Als Ovoid werden eiförmige dreidimensionale Körper bezeichnet. Auch abgerundete Rechtecke oder Trapeze, die in zweidimensionalen Tierdarstellungen oder Darstellungen humanoider Formen der Völker der Nordwestküste Nordamerikas, z. B. der Kwakiutl, Haida und Tlingit eine große Rolle spielen, werden so genannt. Diese auf die Kunst der Nordwestküstenvölker bezogene Begriffsverwendung wurde von Bill Holm geprägt.
Es gibt gemalte, geschnitzte und gewebte Ovoide. Gemalt wurde oft mit Pinseln aus Schweineborsten. Die Farbfolge unterliegt festen Regeln.
Gemalte Ovoide sind oben häufig mit dickem schwarzen konvexen Strich (formline) umgeben, unten ist der Strich meist dünner und gerade oder konkav. Die Ovoide haben daher häufig die Gestalt von Augenlidern. Die primäre formline besteht immer aus einer einzigen kontinuierlichen Linie. In deren Inneren befinden sich – oft getrennt durch farblose Aussparungen – farblich (meist rot) abgesetzte sekundäre ovoidale Formlinien, darin oft weitere tertiäre Linien, vor allem in U-Form.
Ovoide können so mit Gesichtern, Gesichtselementen (Händen, Füßen, Zähnen, Zungen, Ohren usw.) oder anderen Ovoiden gefüllt sein. Tierkörper werden häufig zu einer nichtlinearen Ansammlung von Ovoiden mit einem kompakten Außenumriss dekomponiert (siehe Abbildung).
Umgekehrt werden Ovoide zu komplexen Mustern zusammengesetzt, die eine Simultanperspektive auf verschiedene Aspekte eines Lebewesens oder einer mythischen Figur erzeugen. Sie können zusammenfließen und/oder sich überlappen. Die negativen Aussparungen in Ovoiden ergeben dabei oft neue Formen. Die Abstraktion der Motive macht ihre Interpretation schwierig.
In der Webkunst werden diese Muster z. T. mit Hilfe von Schablonen erzeugt. Auch bei der Bemalung von Kisten usw. werden gelegentlich Schablonen aus Birkenrinde benutzt.[1]
Ovoide und die anderen typischen Elemente der Nordwestküstenkultur wie Formlinien, gefüllte oder gespaltene U-förmige Flächen oder dicke S- und T-förmige Elemente werden auch als Nordwestküstenalphabet bezeichnet. Die kunstvolle Variation von Ovoid-Darstellungen hat sich in der Malerei der Nordwestküstenvölker bis heute erhalten und stellt eines ihrer „Markenzeichen“ dar.

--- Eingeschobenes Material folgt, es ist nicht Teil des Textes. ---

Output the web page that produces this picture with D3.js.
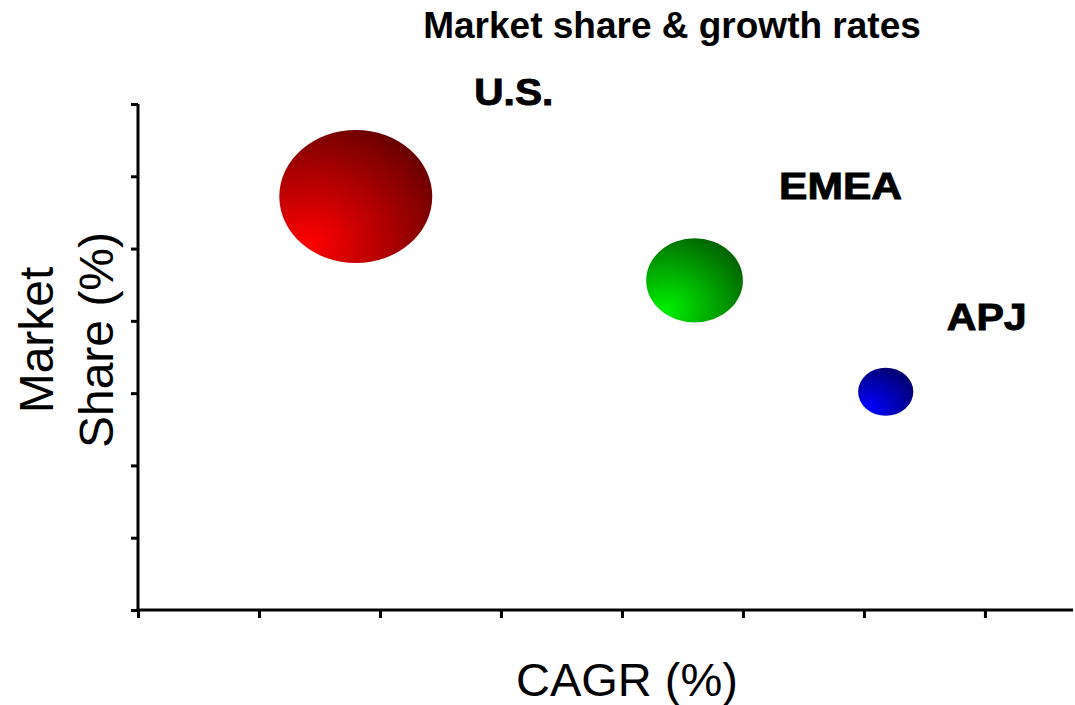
<!DOCTYPE html>
<html>
<head>
<meta charset="utf-8">
<script src="https://cdn.jsdelivr.net/npm/d3@7"></script>
<style>
  body { margin: 0; background: #fff; }
  svg { display: block; }
</style>
</head>
<body>
<svg id="chart" width="1075" height="705"></svg>
<script>
// Regional bubble data: growth (x), market share (y), bubble size
const regions = ["U.S.", "EMEA", "APJ"];
const cagr = [9.0, 23.0, 30.9];
const share = [57.2, 45.6, 30.2];
const revenue = [46, 18.4, 6];

// Axis tick positions (no tick labels are shown)
const xTickValues = [0, 5, 10, 15, 20, 25, 30, 35];
const yTickValues = [0, 10, 20, 30, 40, 50, 60, 70];

// Bubble shading: bright lower-left highlight to dark rim
const bubbleColors = [
  ["#ff0000", "#6a0000"],
  ["#00f000", "#006400"],
  ["#0000ff", "#000070"]
];

// Layout
const plot = { left: 138, right: 1073, top: 104, bottom: 610 };
const labelOffset = [[158, -92], [146, -81], [101, -62]];
const labelWidth = [79, 123, 80];
const aspect = 1.15; // bubbles are drawn slightly wider than tall

const svg = d3.select("#chart");

const x = d3.scaleLinear().domain([0, 38.64]).range([plot.left, plot.right]);
const y = d3.scaleLinear().domain([0, 70]).range([plot.bottom, plot.top]);
const r = d3.scaleSqrt().domain([0, 46]).range([0, 66.5]);

// Gradients
const defs = svg.append("defs");
bubbleColors.forEach((c, i) => {
  const g = defs.append("radialGradient")
    .attr("id", "grad" + i)
    .attr("cx", 0.2).attr("cy", 0.85)
    .attr("fx", 0.2).attr("fy", 0.85)
    .attr("r", 0.95);
  g.append("stop").attr("offset", "0%").attr("stop-color", c[0]);
  g.append("stop").attr("offset", "100%").attr("stop-color", c[1]);
});

// Title
svg.append("text")
  .attr("x", 672).attr("y", 38)
  .attr("text-anchor", "middle")
  .attr("font-family", "Liberation Sans, Arial, sans-serif")
  .attr("font-weight", "bold")
  .attr("font-size", 37)
  .attr("fill", "#000")
  .text("Market share & growth rates");

// Axes
const xAxis = d3.axisBottom(x)
  .tickValues(xTickValues)
  .tickSizeInner(8).tickSizeOuter(0)
  .tickFormat("");
const yAxis = d3.axisLeft(y)
  .tickValues(yTickValues)
  .tickSizeInner(7).tickSizeOuter(0)
  .tickFormat("");

const gx = svg.append("g")
  .attr("transform", `translate(0,${plot.bottom})`)
  .call(xAxis);
const gy = svg.append("g")
  .attr("transform", `translate(${plot.left},0)`)
  .call(yAxis);

[gx, gy].forEach(g => {
  g.select(".domain").attr("stroke", "#000").attr("stroke-width", 3);
  g.selectAll(".tick line").attr("stroke", "#000").attr("stroke-width", 3);
});
gx.select(".domain").attr("d", `M${plot.left - 1.5},0H${plot.right}`);
gy.select(".domain").attr("d", `M0,${plot.top}V${plot.bottom + 1.5}`);

// Bubbles
const data = regions.map((name, i) => ({ name, cagr: cagr[i], share: share[i], revenue: revenue[i], i }));

svg.append("g").selectAll("ellipse")
  .data(data)
  .join("ellipse")
  .attr("cx", d => x(d.cagr))
  .attr("cy", d => y(d.share))
  .attr("rx", d => r(d.revenue) * aspect)
  .attr("ry", d => r(d.revenue))
  .attr("fill", d => `url(#grad${d.i})`);

// Region labels
svg.append("g").selectAll("text")
  .data(data)
  .join("text")
  .attr("x", d => x(d.cagr) + labelOffset[d.i][0])
  .attr("y", d => y(d.share) + labelOffset[d.i][1])
  .attr("text-anchor", "middle")
  .attr("font-family", "Liberation Sans, Arial, sans-serif")
  .attr("font-weight", "bold")
  .attr("font-size", 36)
  .attr("stroke", "#000")
  .attr("stroke-width", 0.9)
  .attr("textLength", d => labelWidth[d.i])
  .attr("lengthAdjust", "spacingAndGlyphs")
  .text(d => d.name);

// Axis titles
svg.append("text")
  .attr("x", 627).attr("y", 696)
  .attr("text-anchor", "middle")
  .attr("font-family", "Liberation Sans, Arial, sans-serif")
  .attr("font-size", 47)
  .text("CAGR (%)");

const yTitle = svg.append("text")
  .attr("transform", "translate(53,340) rotate(-90)")
  .attr("text-anchor", "middle")
  .attr("font-family", "Liberation Sans, Arial, sans-serif")
  .attr("font-size", 48);
yTitle.append("tspan").attr("x", 0).attr("dy", 0).text("Market");
yTitle.append("tspan").attr("x", 0).attr("dy", 60).text("Share (%)");
</script>
</body>
</html>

Franz Boas wies darauf hin, dass die schwungvollen abwechslungsreich rhythmisierten Formlinien Assoziationen an den Tanz erwecken.[2] Claude Lévi-Strauss setzt die immense Fülle der so gestalteten Bildwerke in Relation zu der geringen Bevölkerungsdichte der Region, die unter einem Einwohner pro Quadratkilometer lag.[3]
Viel diskutiert wurde die Bedeutung des Ovoids auf dem Altarbild Pala Montefeltro des Piero della Francesca. Dabei handelt es sich vermutlich um ein Straußenei. Der Brauch, Straußeneier in Sakralbauten aufzuhängen, ist in der koptischen Kirche seit dem 13. Jahrhundert und ebenfalls bei armenischen, griechisch-orthodoxen, lateinischen und nestorianischen Christen sowie im Islam nachweisbar. Im alten Ägypten diente das Straußenei als Symbol für die Einheit der Welt. Die symbolische Bedeutung im Mittelalter bezog sich wohl auf das Verhalten des Straußenvogels zu seinen Eiern, was als Sinnbild für das Verhältnis des Menschen zu Gott aufgefasst wurde.[4] Das Straußenei wurde auch für Eierorakel verwendet. Später symbolisierte es Geburt, Leben und Auferstehung und fand so Einzug in österliche Bräuche.
Der rumänische Bildhauer Constantin Brâncuși (1876–1957) arbeitete wie andere expressionistische Künstler häufig mit ovoiden Grundformen.
Die Skulptur Komposition aus dem Ovoid von Georges Vantongerloo (1918) besteht aus rechteckigen Holzklötzern und hat nicht die Form eines Ovoids.